At Equinox College, this student-centred approach is especially relevant because many learners are preparing for roles where confidence, communication and practical judgement matter every day on the job. Support that strengthens those qualities has value well beyond the classroom.
The long-term value of getting support right
When student support services are well designed, the benefits continue after graduation. Students are more likely to complete, feel capable in workplace settings and pursue further training with confidence. They also tend to speak more positively about their learning experience, because they remember not only what they studied but how they were treated while studying.
For employers, the value shows up in graduates who are better prepared for the pace and expectations of the sector. For students, it shows up in persistence. The person who nearly gave up after the first assessment, the parent fitting study around family life, the support worker ready to formalise existing experience – all of them are more likely to keep going when the right support is available.

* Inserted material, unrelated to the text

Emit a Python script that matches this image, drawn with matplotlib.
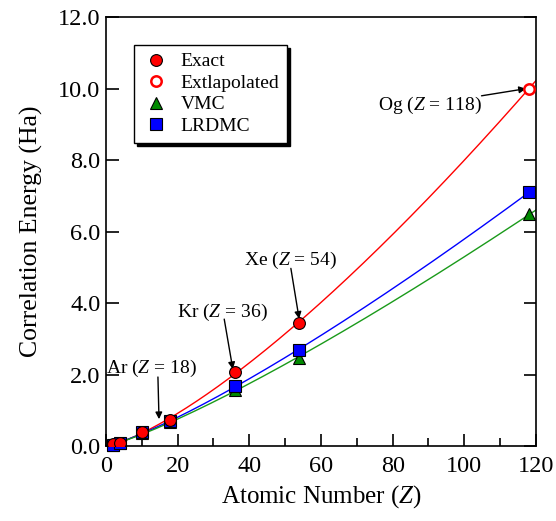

Choosing vocational education is often a practical decision tied to a bigger personal goal: stable employment, meaningful work, career progression or a fresh start. Good support respects that. It does not add noise or make promises it cannot keep. It gives students the structure, guidance and encouragement to keep moving towards the future they enrolled for in the first place.
If you are weighing up your next step, look closely at how a provider supports its students day to day. A qualification matters, but the right support can be what helps you finish it with confidence and carry that confidence into work.